Que sait-on des vaches ? Qu’elles donnent du lait, qu’elles boivent… de l’eau, qu’elles font des petits veaux, qu’elles mangent de l’herbe et qu’elles finissent souvent à l’abattoir… Les pauvres ! Même si, selon leur espèce, elles sont élevées soit pour leur lait, qu’elles fournissent en abondance, soit pour leur viande, qu’elles ne donnent - et vraisemblablement bien malgré elles - qu’une fois.
D’un seul coup de ses belles cornes élégamment arquées, Vedette, robe sombre et carrure de taureau, va renverser toutes ces idées reçues. Elle est de la race d’Hérens, du nom de ce haut val helvète où les vaches combattent entre elles pour devenir reine, avoir droit à la meilleure herbe dans les champs et repousser en contrebas les jeunettes arrogantes qui se risqueraient à prétendre au titre. Le tout sous l’œil attentif des vachers, qui veillent seulement, bâton en main, à ce que ces bêtes de huit cents kilos ne se blessent pas.
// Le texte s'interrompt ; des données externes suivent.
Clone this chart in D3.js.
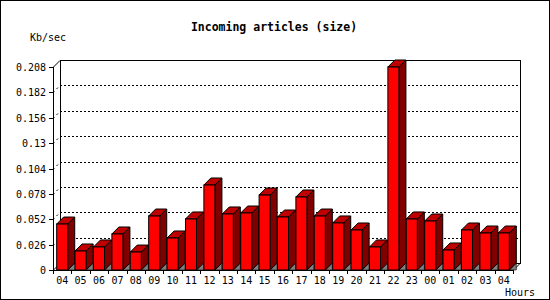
<!DOCTYPE html>
<html>
<head>
<meta charset="utf-8">
<title>Incoming articles (size)</title>
<style>
  body { margin: 0; background: #fff; }
  text { font-family: "DejaVu Sans Mono", monospace; fill: #000; }
  .grid { stroke: #000; stroke-width: 1; stroke-dasharray: 2,2; shape-rendering: crispEdges; }
  .edge { stroke: #000; stroke-width: 1; fill: none; shape-rendering: crispEdges; }
</style>
</head>
<body>
<script src="https://cdnjs.cloudflare.com/ajax/libs/d3/7.8.5/d3.min.js"></script>
<script>

var width = 550,
    height = 300;

// hours along the x axis and the Kb/sec value of each
var hours = ["04","05","06","07","08","09","10","11","12","13","14","15","16",
             "17","18","19","20","21","22","23","00","01","02","03","04"];
var kbsec = [0.0471, 0.0195, 0.0236, 0.0369, 0.0184, 0.0553, 0.0328, 0.0523, 0.0871,
             0.0574, 0.0584, 0.0768, 0.0543, 0.0748, 0.0553, 0.0482, 0.0410, 0.0236,
             0.2080, 0.0523, 0.0502, 0.0205, 0.0410, 0.0379, 0.0379];
var yTicks = [0, 0.026, 0.052, 0.078, 0.104, 0.13, 0.156, 0.182, 0.208];

// note: "top" is reserved on window, so use plot_* names
var plot_left = 53, plot_right = 513, plot_bottom = 270, plot_top = 67;
var depth = 7; // 3d offset of the back wall

var svg = d3.select("body").append("svg")
    .attr("width", width)
    .attr("height", height);

// frame
svg.append("rect")
    .attr("x", 0.5).attr("y", 0.5)
    .attr("width", width - 1).attr("height", height - 1)
    .attr("fill", "#fff").attr("stroke", "#000");

var idx = hours.map(function(d, i) { return i; });

var xBand = d3.scaleBand().domain(idx).range([plot_left, plot_right]);
var xBar = d3.scaleBand().domain(idx).range([plot_left, plot_right])
    .paddingInner(0.4).paddingOuter(0.2);
var y = d3.scaleLinear().domain([0, 0.208]).range([plot_bottom, plot_top]);

// back wall
svg.append("rect")
    .attr("x", plot_left + depth + 0.5).attr("y", plot_top - depth + 0.5)
    .attr("width", plot_right - plot_left).attr("height", plot_bottom - plot_top)
    .attr("fill", "#fff").attr("class", "edge");

// dotted grid lines on the wall, with the diagonal from the front axis
var grid = svg.append("g");
yTicks.slice(1, -1).forEach(function(t) {
  var yy = Math.round(y(t)) + 0.5;
  grid.append("line").attr("class", "grid")
      .attr("x1", plot_left + depth).attr("x2", plot_right + depth)
      .attr("y1", yy - depth).attr("y2", yy - depth);
  grid.append("line").attr("stroke", "#000").attr("stroke-dasharray", "2,3")
      .attr("x1", plot_left).attr("x2", plot_left + depth)
      .attr("y1", yy).attr("y2", yy - depth);
});

// top and bottom diagonals
[0, 0.208].forEach(function(t) {
  var yy = Math.round(y(t)) + 0.5;
  svg.append("line").attr("stroke", "#000")
      .attr("x1", plot_left).attr("x2", plot_left + depth)
      .attr("y1", yy).attr("y2", yy - depth);
});

// floor right edge
svg.append("line").attr("stroke", "#000")
    .attr("x1", plot_right).attr("y1", plot_bottom + 0.5)
    .attr("x2", plot_right + depth).attr("y2", plot_bottom - depth + 0.5);

// bars
var bars = svg.append("g").selectAll("g")
    .data(kbsec)
  .enter().append("g");

var bw = xBar.bandwidth();

bars.append("path")
    .attr("fill", "#808080")
    .attr("stroke", "#000").attr("stroke-width", 0.6)
    .attr("d", function(d, i) {
      var x1 = xBar(i) + bw, y0 = plot_bottom;
      return "M" + x1 + "," + y0 + "L" + (x1 + depth) + "," + (y0 - depth) +
             "L" + (x1 + depth) + "," + y0 + "Z";
    });

bars.append("path")
    .attr("fill", "#800000").attr("stroke", "#000")
    .attr("d", function(d, i) {
      var x1 = xBar(i) + bw, y0 = plot_bottom, yt = y(d);
      return "M" + x1 + "," + y0 + "L" + x1 + "," + yt +
             "L" + (x1 + depth) + "," + (yt - depth) +
             "L" + (x1 + depth) + "," + (y0 - depth) + "Z";
    });

bars.append("path")
    .attr("fill", "#c00000").attr("stroke", "#000")
    .attr("d", function(d, i) {
      var x0 = xBar(i), yt = y(d);
      return "M" + x0 + "," + yt + "L" + (x0 + bw) + "," + yt +
             "L" + (x0 + bw + depth) + "," + (yt - depth) +
             "L" + (x0 + depth) + "," + (yt - depth) + "Z";
    });

bars.append("rect")
    .attr("fill", "#ff0000").attr("stroke", "#000")
    .attr("x", function(d, i) { return xBar(i); })
    .attr("y", function(d) { return y(d); })
    .attr("width", bw)
    .attr("height", function(d) { return plot_bottom - y(d); });

// front axes
svg.append("line").attr("class", "edge")
    .attr("x1", plot_left + 0.5).attr("x2", plot_left + 0.5)
    .attr("y1", plot_top).attr("y2", plot_bottom);
svg.append("line").attr("class", "edge")
    .attr("x1", plot_left).attr("x2", plot_right)
    .attr("y1", plot_bottom + 0.5).attr("y2", plot_bottom + 0.5);

// y ticks and labels
var yAxis = svg.append("g");
yTicks.forEach(function(t) {
  var yy = Math.round(y(t)) + 0.5;
  yAxis.append("line").attr("class", "edge")
      .attr("x1", plot_left - 4).attr("x2", plot_left).attr("y1", yy).attr("y2", yy);
  yAxis.append("text")
      .attr("x", 46).attr("y", yy + 3.5)
      .attr("text-anchor", "end")
      .style("font-size", "10px")
      .text(t === 0 ? "0" : String(t));
});

// x ticks and labels
var xAxis = svg.append("g");
hours.forEach(function(h, i) {
  var xx = Math.round(xBand(i)) + 0.5;
  xAxis.append("line").attr("class", "edge")
      .attr("x1", xx).attr("x2", xx).attr("y1", plot_bottom).attr("y2", plot_bottom + 4);
  xAxis.append("text")
      .attr("x", xBand(i) + xBand.bandwidth() / 2)
      .attr("y", 283.5)
      .attr("text-anchor", "middle")
      .style("font-size", "10px")
      .text(h);
});
xAxis.append("line").attr("class", "edge")
    .attr("x1", plot_right + 0.5).attr("x2", plot_right + 0.5)
    .attr("y1", plot_bottom).attr("y2", plot_bottom + 4);

// titles
svg.append("text")
    .attr("x", 274).attr("y", 31)
    .attr("text-anchor", "middle")
    .style("font-size", "11.5px").style("font-weight", "bold")
    .text("Incoming articles (size)");

svg.append("text")
    .attr("x", 30).attr("y", 40.5)
    .style("font-size", "10px")
    .text("Kb/sec");

svg.append("text")
    .attr("x", 505).attr("y", 295.5)
    .style("font-size", "10px")
    .text("Hours");

</script>
</body>
</html>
C’est d’ailleurs sur l’un de ces combats, très officiellement organisés dans une arène montée de toutes pièces, que s’ouvre cette quatrième réalisation en commun de Claudine Bories et Patrice Chagnard, après « Les Arrivants » (2009), « Les Règles du jeu » (2014) et « Nous le peuple » (2019). Un documentaire qui ne prend plus pour objets des êtres humains, mais ces autres êtres vivants que sont les vaches, et dans lequel la parole est rare : un texte introductif, écrit, quelques commentaires en voix off, quelques échanges avec les fermières propriétaires du troupeau auquel appartient Vedette, échanges essentiels et très éclairants, quelques propos adressés à la très singulière Vedette, à qui certains textes philosophes ou sociologiques sur les animaux seront même lus…
Car Vedette, la très bien nommée, est une reine indétrônable, remportant année après année les tournois organisés, ce qui lui confèrerait une haute valeur marchande, pour peu que ses propriétaires aient le projet de la vendre. Ce dont ils sont loin. À preuve, le jour où l’heure de la retraite sonne car Vedette a dû, par deux fois, reculer sous les coups de corne de ses concurrentes, Élise et Nicole adressent une demande singulière au couple de réalisateurs qui rejoint chaque été sa maisonnette des alpages : que Vedette soit dès lors soustraite aux humiliations infligées par le groupe et qu’elle coule des jours paisibles, isolée dans leur grange et soignée par eux. C’est la démarche lente et patiente de cet apprivoisement mutuel (car il faut aussi que la vachère improvisée s’habitue aux grands coups de langue affectueux de sa nouvelle pensionnaire !) qu’accompagne la seconde partie du documentaire.
À travers la charge esthétique de plans magnifiques qui recueillent la beauté altière de la haute montagne et de la vie paisible des bêtes, Claudine Bories et Patrice Chagnard nous convient à une méditation sur le vivant, sur la place que certains de ses représentants, les humains, accordent aux autres, les animaux. Avec le secours d’une musique encore plus rare que les paroles (quelques notes de la berceuse latino-américaine, « Duerme, negrito », tantôt rêveusement égrenée au piano, tantôt chantonnée par Claudine à sa vache attentive, toutes oreilles soudainement immobilisées et tournées vers sa nourrice, quelques emprunts aux sautillements mozartiens, musique de salon en amusant décalage avec les verts pâturages…), les réalisateurs questionnent également, non sans audace, l’amour et la mort : comment affronter la mort d’un être aimé, comment l’amour peut-il s’exprimer dans le fait de manger l’autre…?
Un long-métrage calme et patient, parfois déconcertant, mais finalement savoureux, qu’il convient d’aborder avec la placidité d’une vache en rumination.